By Zach Gewelb
The sports scene in Queens was filled with accomplishments this year.
A former Queens high school athlete became an assistant NBA coach for his hometown team. College athletes saw their dreams come true after being selected in June’s MLB Amateur draft and a borough icon said an emotional goodbye at Citi Field.
Former Cardozo hoops star joins Knicks’ coaching staff
A former Cardozo High School basketball player returned to New York, not as a player, but as a coach.
Royal Ivey, formerly of the Atlanta Hawks and the Philadelphia 76ers, moved from his assistant coaching position with the Oklahoma City Thunder to work with the New York Knicks.
Ron Naclerio, Cardozo’s hoops coach and Ivey’s former mentor, said he believes the Harlem-born and Hollis-raised assistant coach may be able to cultivate the best from Knicks players.
“He was wearing royal blue and orange colors that day and now he’s going to be coaching royal blue and orange,” Naclerio said, comparing Cardozo’s colors to those of the Knicks. “He’s got some good young guards — one of which I know and I’ve coached, Emmanuel Mudiay — and right now they’ve not achieved the level they think they can achieve. I think Royal with his coaching and his psychological part of it can actually take these guys up another notch or so and have them reach their potential.”
Ivey played 11 seasons in the NBA before beginning his coaching career in 2014.
“It’s a dream come true. So many kids grow up dreaming of trying to play for the Knicks, but he might have topped it — he’s coaching them,” Naclerio said.
Ivey has spent the season working alongside Keith Smart and Pat Sullivan on newly appointed head coach David Fizdale’s coaching staff.
Ivey had ties to Fizdale through their mutual time with the Hawks, when Fizdale was assistant coach.
St. John’s sees six players selected in 2018 MLB Draft
The St. John’s baseball team, coming off an impressive 40-17 season, had a school-record six players selected in the 2018 MLB Amateur Draft in June.
Senior Kevin Magee, a left-handed pitcher, was the first Red Storm player off the board. He was selected by the Baltimore Orioles in the ninth round on the second day of the draft.
After struggling in 2015 and 2016, Magee turned things around during his junior and senior seasons with the Johnnies. His renaissance began in 2017, when he went 4-1 with a 2.45 ERA, the best mark of his career. He struck out 40 batters in 30 innings and didn’t allow a home run. Magee followed his stellar 2017 campaign with another strong effort in 2018. Appearing in a career-high 15 games, Magee pitched to a 7-3 record with a 2.67 ERA, while striking out 92 batters and walking just 15 in 77.2 innings pitched.
On the third day of the draft, five Johnnies were selected.

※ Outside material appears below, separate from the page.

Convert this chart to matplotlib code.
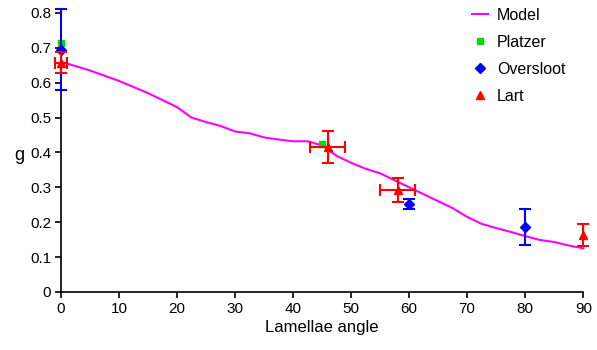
import matplotlib
matplotlib.use("Agg")
import matplotlib.pyplot as plt
from matplotlib.lines import Line2D

plt.rcParams['font.family'] = ['Liberation Sans', 'DejaVu Sans']

model_x = [0, 5, 10, 15, 20, 22.5, 25, 27.5, 30, 32.5, 35, 37.5, 40, 42.5, 45, 47.5, 50,
           52.5, 55, 57.5, 60, 62.5, 65, 67.5, 70, 72.5, 75, 77.5, 80, 82.5, 85, 87.5, 90]
model_y = [0.66, 0.635, 0.605, 0.57, 0.53, 0.50, 0.487, 0.476, 0.46, 0.455, 0.443, 0.437,
           0.432, 0.432, 0.42, 0.39, 0.37, 0.353, 0.34, 0.32, 0.30, 0.28, 0.26, 0.24, 0.215,
           0.195, 0.183, 0.172, 0.16, 0.149, 0.143, 0.133, 0.125]

platzer_x = [0, 45]
platzer_y = [0.715, 0.425]

oversloot_x = [0, 60, 80]
oversloot_y = [0.695, 0.252, 0.187]
oversloot_yerr = [0.117, 0.015, 0.052]

lart_x = [0, 46, 58, 90]
lart_y = [0.657, 0.416, 0.292, 0.163]
lart_yerr = [0.03, 0.045, 0.035, 0.032]
lart_xerr = [1, 3, 3, 0]

fig = plt.figure(figsize=(5.97, 3.5), dpi=100)
ax = fig.add_axes([0.102, 0.166, 0.875, 0.797])

ax.plot(model_x, model_y, color='#FF00FF', lw=1.5, zorder=2, clip_on=False)
containers = []
containers.append(ax.errorbar(platzer_x, platzer_y, fmt='s', color='#00DD00', ms=4, zorder=3))
containers.append(ax.errorbar(oversloot_x, oversloot_y, yerr=oversloot_yerr, fmt='D',
                              color='#0000FF', ms=5, ecolor='#0000FF', elinewidth=1.5,
                              capsize=4, capthick=1.5, zorder=4))
containers.append(ax.errorbar(lart_x, lart_y, yerr=lart_yerr, xerr=lart_xerr, fmt='^',
                              color='#FF0000', ms=6, ecolor='#FF0000', elinewidth=1.5,
                              capsize=4, capthick=1.5, zorder=5))
for c in containers:
    for art in c.get_children():
        art.set_clip_on(False)

ax.set_xlim(0, 90)
ax.set_ylim(0, 0.8)
ax.set_xticks(range(0, 91, 10))
ax.set_yticks([0, 0.1, 0.2, 0.3, 0.4, 0.5, 0.6, 0.7, 0.8])
ax.set_yticklabels(['0', '0.1', '0.2', '0.3', '0.4', '0.5', '0.6', '0.7', '0.8'])
for s in ['top', 'right']:
    ax.spines[s].set_visible(False)
for s in ['left', 'bottom']:
    ax.spines[s].set_linewidth(1.2)
ax.tick_params(axis='both', labelsize=11, width=1.2, length=4, direction='out', pad=3)
ax.set_xlabel('Lamellae angle', fontsize=12, labelpad=3)
ax.set_ylabel('g', fontsize=13, rotation=0, va='center', ha='center')
ax.yaxis.set_label_coords(-0.079, 0.49)

handles = [
    Line2D([], [], color='#FF00FF', lw=1.5),
    Line2D([], [], color='#00DD00', marker='s', ms=4, ls='none'),
    Line2D([], [], color='#0000FF', marker='D', ms=5, ls='none'),
    Line2D([], [], color='#FF0000', marker='^', ms=6, ls='none'),
]
labels = ['Model', 'Platzer', 'Oversloot', 'Lart']
ax.legend(handles, labels, loc='upper left', bbox_to_anchor=(0.775, 1.042), frameon=False,
          fontsize=11.5, labelspacing=0.75, handlelength=1.0, handletextpad=0.55,
          borderaxespad=0)

fig.savefig('out.png', dpi=100)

Junior pitcher Michael LoPresti was selected by the Pittsburgh Pirates in the 18th Round; junior infielder Josh Shaw was chosen by the St. Louis Cardinals in the 19th Round; graduate student John Valente, a utility player, went to the Detroit Tigers in the 21st Round; senior outfielder/pitcher Jamie Galazin heard his name called by the Chicago Cubs in the 22nd Round; and senior catcher Robert Boselli III was the last from St. John’s to be selected, going to the Cincinnati Reds in the 37th Round.
This marks the third time in program history that six players have been selected in the same draft class. The 2005 and 2015 Johnnies also had six players selected.
Mets bid farewell to David Wright
David Wright said goodbye to the Mets’ faithful in September at Citi Field, playing in one last game before riding off into the sunset.
Wright took the field as the starting third baseman one last time and received two plate appearances — drawing a walk in the first inning and popping up to first base in the fourth — before being pulled in the fifth inning.
Manager Mickey Callaway removed Wright from the game, giving the captain a chance to wave goodbye to the announced crowd of 43,928 fans.
“It’s so kind and it’s so generous and it’s so, at points for me, undeserving,” Wright said after the game. “When you see the stadium packed like that, there [are] no words to describe the feeling of walking out there and having your name chanted and seeing the signs.”
Players and coaches from both teams tipped their caps to Wright, honoring a 14-year career that was cut short due to injuries — namely spinal stenosis, a narrowing of the spaces within your spine, which can put pressure on the nerves that travel through the spine, according to the Mayo Clinic.
Before the game, Wright caught the ceremonial first pitch thrown by his 2-year-old daughter, Olivia.
After the game, the team played a 3 1/2 minute video tribute on the big screen beyond the center field fence that chronicled his career in the Mets’ organization. From his days as a minor leaguer, to his first MLB hit, to playing in the 2015 World Series, Wright was reminded of the highlights of his Mets’ tenure before reciting a goodbye speech to the fans in attendance.
“This is love,” Wright told the crowd after the Mets’ 1-0 victory in 13 innings. “I can’t say anything else — this is love.”